◆ **Your instructions**:
Copy every line that mentions the word "with".

--- Begin ---

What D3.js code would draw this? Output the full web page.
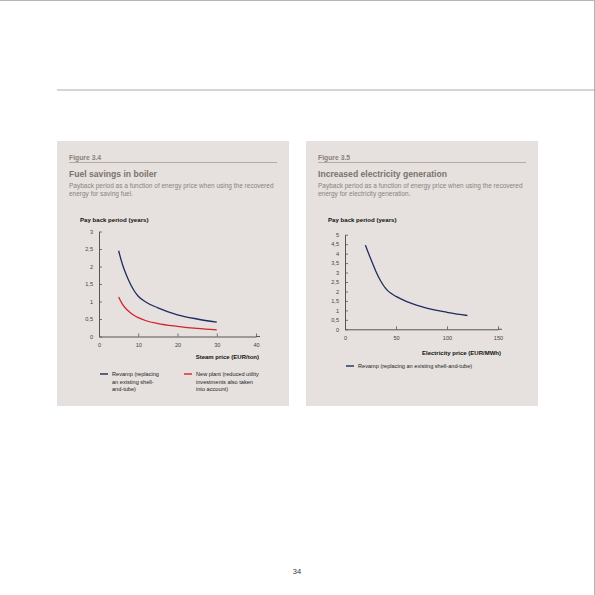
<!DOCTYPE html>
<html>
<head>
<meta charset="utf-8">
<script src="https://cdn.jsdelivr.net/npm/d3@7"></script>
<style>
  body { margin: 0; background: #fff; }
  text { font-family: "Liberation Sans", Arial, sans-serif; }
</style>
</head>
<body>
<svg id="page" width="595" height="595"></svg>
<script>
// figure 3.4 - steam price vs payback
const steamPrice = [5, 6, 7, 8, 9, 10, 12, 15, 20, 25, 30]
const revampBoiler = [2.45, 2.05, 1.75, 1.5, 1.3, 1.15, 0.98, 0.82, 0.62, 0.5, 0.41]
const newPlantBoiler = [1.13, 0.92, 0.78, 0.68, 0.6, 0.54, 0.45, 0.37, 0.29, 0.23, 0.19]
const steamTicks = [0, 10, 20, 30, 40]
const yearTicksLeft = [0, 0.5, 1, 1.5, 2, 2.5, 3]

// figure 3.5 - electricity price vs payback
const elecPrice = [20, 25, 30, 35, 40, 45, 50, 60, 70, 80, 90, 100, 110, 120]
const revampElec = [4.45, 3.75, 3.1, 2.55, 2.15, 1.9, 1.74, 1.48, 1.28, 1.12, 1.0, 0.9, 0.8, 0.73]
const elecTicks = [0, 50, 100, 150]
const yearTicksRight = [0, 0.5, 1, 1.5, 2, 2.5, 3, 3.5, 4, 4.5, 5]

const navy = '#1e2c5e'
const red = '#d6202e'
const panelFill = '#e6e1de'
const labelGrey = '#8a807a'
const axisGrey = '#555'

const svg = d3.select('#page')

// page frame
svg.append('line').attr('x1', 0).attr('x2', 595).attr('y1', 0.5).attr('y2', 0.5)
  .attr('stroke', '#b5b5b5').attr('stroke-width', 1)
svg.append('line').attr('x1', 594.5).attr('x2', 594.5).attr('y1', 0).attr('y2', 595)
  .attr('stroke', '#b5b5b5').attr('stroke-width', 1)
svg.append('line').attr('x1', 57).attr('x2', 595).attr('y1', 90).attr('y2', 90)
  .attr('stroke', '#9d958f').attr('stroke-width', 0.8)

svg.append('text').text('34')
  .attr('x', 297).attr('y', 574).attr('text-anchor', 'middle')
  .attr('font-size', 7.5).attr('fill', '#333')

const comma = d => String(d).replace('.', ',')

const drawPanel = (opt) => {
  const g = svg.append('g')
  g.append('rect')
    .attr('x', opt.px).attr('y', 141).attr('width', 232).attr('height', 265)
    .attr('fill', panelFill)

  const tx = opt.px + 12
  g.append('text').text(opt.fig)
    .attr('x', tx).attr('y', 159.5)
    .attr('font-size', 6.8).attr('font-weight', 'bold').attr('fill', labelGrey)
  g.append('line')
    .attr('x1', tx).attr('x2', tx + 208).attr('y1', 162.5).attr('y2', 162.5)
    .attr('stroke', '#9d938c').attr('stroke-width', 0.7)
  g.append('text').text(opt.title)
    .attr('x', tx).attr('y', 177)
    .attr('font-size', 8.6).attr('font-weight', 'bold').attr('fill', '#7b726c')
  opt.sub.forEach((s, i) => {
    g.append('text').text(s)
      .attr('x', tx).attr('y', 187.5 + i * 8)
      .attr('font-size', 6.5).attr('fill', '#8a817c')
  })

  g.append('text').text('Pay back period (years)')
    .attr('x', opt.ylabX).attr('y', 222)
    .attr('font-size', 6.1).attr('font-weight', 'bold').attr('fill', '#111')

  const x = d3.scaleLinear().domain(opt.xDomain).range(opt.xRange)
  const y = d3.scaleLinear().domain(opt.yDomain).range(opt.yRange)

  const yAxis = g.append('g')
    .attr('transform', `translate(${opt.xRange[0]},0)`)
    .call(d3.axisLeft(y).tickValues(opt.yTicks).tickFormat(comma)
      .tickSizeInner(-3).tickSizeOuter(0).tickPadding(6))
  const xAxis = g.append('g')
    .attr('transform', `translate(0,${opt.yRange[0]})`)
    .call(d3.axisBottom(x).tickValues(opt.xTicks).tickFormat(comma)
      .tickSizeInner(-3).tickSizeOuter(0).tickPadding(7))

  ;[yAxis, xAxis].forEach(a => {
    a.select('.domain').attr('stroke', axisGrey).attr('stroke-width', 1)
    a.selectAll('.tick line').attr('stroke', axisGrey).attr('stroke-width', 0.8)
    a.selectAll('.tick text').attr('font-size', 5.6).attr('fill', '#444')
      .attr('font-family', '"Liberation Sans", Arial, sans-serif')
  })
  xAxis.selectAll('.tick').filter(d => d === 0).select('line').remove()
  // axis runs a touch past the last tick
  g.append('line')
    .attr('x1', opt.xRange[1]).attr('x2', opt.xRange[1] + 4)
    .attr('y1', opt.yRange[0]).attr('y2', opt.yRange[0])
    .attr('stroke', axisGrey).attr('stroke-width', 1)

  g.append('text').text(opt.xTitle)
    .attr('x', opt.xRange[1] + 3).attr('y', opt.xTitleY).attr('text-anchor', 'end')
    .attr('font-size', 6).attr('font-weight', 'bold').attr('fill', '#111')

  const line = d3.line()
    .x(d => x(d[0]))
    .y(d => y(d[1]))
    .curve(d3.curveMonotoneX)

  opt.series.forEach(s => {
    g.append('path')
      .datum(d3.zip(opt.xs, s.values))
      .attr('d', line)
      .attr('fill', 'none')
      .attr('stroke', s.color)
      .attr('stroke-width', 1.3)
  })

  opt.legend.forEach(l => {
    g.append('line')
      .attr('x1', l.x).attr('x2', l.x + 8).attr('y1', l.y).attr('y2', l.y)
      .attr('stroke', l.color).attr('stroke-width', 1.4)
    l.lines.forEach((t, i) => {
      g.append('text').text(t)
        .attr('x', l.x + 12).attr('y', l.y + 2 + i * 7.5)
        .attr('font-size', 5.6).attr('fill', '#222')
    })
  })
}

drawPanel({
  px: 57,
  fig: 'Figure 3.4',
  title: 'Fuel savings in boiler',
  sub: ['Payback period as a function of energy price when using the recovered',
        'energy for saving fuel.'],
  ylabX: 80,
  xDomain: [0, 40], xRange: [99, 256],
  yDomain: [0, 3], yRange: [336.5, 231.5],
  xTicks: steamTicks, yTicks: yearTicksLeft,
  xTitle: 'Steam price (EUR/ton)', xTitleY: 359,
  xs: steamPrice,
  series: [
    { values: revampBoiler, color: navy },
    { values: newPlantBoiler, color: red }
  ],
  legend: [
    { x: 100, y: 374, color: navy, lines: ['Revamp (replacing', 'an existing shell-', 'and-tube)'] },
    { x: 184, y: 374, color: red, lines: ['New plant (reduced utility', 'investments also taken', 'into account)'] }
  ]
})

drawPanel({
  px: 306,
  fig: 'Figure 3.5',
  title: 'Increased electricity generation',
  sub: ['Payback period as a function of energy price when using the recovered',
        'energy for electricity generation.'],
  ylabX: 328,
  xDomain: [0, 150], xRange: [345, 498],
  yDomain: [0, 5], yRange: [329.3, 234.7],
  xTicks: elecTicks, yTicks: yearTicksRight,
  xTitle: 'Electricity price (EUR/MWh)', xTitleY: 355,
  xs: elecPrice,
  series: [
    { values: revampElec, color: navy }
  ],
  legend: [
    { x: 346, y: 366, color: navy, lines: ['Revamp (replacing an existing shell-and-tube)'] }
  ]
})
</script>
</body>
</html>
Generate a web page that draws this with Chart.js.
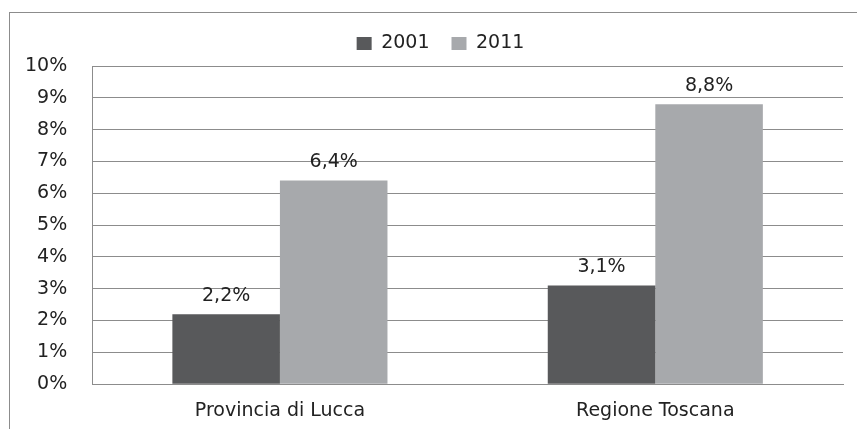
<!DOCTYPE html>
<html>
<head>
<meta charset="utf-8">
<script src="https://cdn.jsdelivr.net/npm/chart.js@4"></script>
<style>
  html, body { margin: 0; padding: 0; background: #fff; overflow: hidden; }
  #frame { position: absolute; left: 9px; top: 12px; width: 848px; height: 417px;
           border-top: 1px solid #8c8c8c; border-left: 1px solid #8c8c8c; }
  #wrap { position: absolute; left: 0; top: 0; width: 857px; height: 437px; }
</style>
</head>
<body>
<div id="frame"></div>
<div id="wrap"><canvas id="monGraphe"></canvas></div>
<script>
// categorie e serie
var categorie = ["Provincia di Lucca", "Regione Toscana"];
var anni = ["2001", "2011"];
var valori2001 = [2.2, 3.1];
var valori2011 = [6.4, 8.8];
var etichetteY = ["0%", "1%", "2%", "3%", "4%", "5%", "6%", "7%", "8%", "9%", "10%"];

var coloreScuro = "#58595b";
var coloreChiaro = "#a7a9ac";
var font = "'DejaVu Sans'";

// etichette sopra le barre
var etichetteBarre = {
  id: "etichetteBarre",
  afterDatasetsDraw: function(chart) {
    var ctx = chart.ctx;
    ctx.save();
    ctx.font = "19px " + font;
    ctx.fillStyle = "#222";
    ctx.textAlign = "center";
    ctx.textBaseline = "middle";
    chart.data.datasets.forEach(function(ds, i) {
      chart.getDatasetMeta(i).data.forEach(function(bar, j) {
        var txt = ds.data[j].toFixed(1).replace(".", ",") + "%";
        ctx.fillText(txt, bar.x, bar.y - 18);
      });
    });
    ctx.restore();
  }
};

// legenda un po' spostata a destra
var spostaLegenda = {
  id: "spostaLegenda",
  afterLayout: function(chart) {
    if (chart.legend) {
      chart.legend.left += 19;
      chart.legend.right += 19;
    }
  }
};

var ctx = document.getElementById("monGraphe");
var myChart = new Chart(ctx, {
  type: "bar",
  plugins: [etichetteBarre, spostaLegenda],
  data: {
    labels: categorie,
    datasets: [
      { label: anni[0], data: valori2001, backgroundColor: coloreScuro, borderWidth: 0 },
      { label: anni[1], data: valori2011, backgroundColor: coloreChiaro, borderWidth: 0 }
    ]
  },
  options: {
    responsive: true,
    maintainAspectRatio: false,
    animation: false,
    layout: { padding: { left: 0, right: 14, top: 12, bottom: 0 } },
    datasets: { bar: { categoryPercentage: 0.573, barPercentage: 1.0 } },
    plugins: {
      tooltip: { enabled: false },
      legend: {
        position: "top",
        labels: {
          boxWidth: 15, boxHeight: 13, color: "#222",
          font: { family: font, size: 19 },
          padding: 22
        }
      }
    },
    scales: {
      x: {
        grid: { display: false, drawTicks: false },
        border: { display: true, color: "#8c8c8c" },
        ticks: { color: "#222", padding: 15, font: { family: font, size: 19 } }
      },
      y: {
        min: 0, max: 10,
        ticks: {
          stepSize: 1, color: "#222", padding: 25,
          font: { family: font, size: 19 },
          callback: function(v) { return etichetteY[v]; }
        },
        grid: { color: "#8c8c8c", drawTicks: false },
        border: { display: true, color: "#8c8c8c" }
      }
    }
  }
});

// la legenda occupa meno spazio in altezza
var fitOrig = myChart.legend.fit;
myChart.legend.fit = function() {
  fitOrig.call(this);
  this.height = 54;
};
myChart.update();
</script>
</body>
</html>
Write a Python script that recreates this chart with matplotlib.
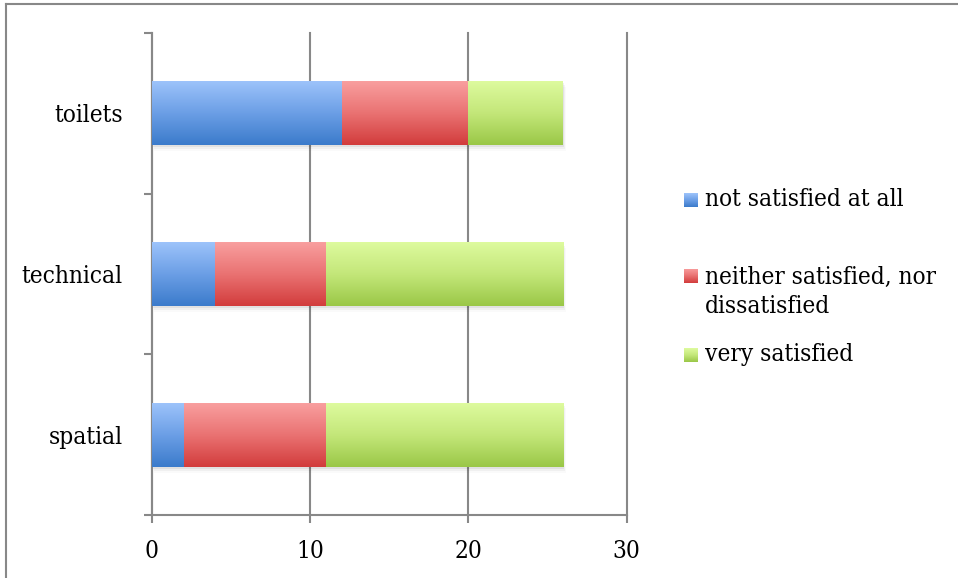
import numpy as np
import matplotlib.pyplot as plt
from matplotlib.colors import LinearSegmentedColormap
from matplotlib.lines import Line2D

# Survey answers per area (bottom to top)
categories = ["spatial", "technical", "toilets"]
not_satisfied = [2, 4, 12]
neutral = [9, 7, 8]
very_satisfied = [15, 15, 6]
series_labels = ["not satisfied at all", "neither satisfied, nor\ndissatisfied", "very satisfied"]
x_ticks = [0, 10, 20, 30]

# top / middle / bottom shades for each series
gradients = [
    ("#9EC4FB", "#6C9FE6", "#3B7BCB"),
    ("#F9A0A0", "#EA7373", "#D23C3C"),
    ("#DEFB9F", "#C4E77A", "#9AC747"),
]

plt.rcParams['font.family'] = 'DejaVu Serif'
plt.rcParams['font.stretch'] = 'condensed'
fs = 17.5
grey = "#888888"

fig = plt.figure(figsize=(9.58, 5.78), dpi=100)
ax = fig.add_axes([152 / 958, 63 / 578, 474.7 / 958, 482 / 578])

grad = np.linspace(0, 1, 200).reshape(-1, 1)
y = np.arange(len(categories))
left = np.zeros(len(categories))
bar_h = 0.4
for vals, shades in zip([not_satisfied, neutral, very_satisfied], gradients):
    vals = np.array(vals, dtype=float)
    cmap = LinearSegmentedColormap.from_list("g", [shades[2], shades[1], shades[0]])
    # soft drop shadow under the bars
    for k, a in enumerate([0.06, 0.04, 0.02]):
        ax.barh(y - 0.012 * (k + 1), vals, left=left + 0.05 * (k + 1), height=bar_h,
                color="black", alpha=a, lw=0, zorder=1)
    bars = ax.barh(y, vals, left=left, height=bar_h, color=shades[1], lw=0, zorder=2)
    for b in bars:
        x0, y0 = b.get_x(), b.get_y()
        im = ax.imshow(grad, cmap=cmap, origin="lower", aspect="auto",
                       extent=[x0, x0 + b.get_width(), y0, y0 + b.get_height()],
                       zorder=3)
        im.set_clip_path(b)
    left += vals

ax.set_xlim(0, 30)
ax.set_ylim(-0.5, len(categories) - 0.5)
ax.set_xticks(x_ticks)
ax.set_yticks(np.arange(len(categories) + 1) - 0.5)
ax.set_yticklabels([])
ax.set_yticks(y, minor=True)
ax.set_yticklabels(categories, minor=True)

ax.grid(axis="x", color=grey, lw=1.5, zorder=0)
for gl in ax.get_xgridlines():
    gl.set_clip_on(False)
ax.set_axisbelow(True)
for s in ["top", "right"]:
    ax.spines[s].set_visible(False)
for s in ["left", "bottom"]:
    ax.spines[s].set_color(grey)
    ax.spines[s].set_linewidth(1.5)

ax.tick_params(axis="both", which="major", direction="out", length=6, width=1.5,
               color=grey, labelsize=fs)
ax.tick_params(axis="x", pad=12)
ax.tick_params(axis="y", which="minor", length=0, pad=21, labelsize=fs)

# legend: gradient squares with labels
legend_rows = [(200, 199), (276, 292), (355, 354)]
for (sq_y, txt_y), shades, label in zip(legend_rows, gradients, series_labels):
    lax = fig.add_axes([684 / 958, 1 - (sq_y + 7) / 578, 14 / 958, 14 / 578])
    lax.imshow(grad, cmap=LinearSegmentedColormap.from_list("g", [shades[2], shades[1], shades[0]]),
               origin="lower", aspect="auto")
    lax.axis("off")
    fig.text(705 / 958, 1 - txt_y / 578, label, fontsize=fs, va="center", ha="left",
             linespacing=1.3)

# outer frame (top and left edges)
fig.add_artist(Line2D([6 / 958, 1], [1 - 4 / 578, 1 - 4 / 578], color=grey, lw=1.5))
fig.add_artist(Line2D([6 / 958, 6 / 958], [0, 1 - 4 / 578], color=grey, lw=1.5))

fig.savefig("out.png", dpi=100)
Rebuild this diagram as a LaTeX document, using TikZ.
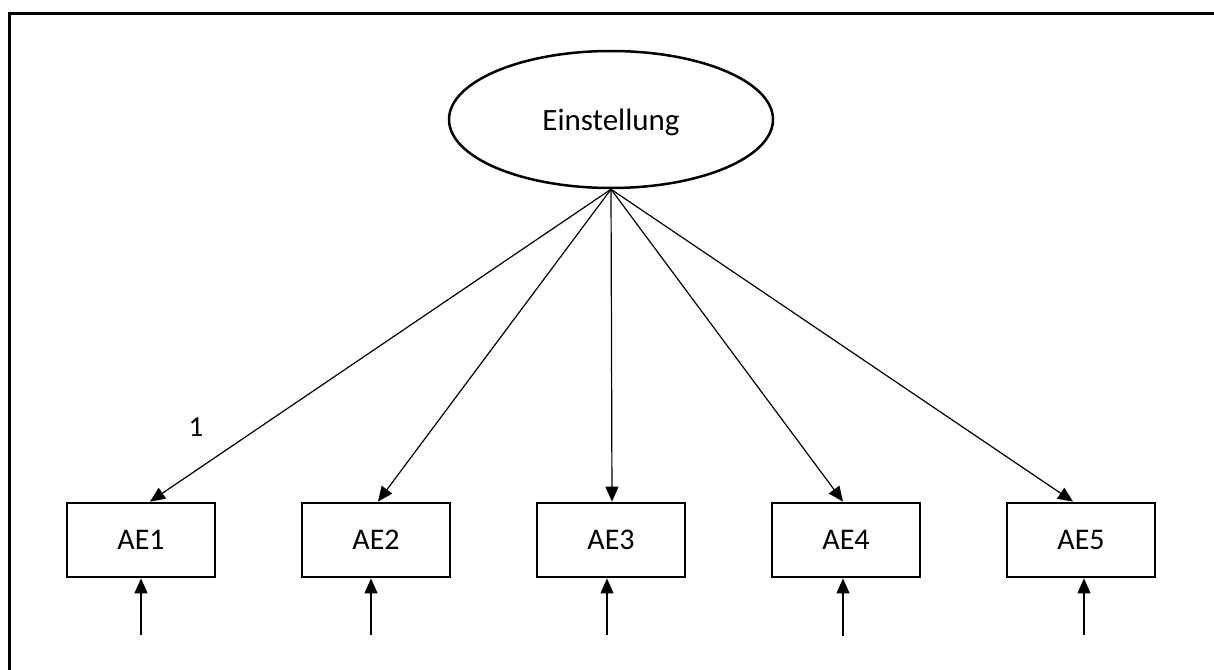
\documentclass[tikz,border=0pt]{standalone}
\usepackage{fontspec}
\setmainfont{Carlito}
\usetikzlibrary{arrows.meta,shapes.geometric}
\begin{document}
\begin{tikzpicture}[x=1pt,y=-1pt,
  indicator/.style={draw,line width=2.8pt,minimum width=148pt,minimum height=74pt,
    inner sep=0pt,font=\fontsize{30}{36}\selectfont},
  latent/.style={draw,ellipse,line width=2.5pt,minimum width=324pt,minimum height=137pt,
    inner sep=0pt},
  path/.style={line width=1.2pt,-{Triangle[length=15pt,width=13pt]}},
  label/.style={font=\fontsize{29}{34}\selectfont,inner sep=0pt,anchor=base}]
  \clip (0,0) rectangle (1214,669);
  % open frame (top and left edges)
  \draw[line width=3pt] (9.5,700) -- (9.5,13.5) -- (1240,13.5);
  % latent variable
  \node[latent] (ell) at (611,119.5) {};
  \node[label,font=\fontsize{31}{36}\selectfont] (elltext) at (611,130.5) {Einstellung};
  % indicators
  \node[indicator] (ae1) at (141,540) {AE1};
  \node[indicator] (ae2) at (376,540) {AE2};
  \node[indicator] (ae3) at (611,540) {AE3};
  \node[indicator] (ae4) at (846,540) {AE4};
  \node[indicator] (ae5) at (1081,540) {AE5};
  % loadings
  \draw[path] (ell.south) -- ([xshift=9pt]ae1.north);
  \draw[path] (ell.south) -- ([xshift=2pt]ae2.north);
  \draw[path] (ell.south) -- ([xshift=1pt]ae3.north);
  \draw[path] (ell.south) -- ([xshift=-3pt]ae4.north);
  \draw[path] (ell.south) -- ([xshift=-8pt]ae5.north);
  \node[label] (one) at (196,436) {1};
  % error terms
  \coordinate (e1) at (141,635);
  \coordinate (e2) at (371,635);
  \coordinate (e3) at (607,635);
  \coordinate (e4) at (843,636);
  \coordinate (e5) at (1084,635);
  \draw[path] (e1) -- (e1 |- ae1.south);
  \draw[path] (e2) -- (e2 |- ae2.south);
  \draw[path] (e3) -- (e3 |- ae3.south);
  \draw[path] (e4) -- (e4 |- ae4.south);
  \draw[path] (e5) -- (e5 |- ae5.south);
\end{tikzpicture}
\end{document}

--- End ---

◆ **Output for this task**:
Generate a web page that draws this with Chart.js.
Write a Python script that recreates this chart with matplotlib.
# legend: gradient squares with labels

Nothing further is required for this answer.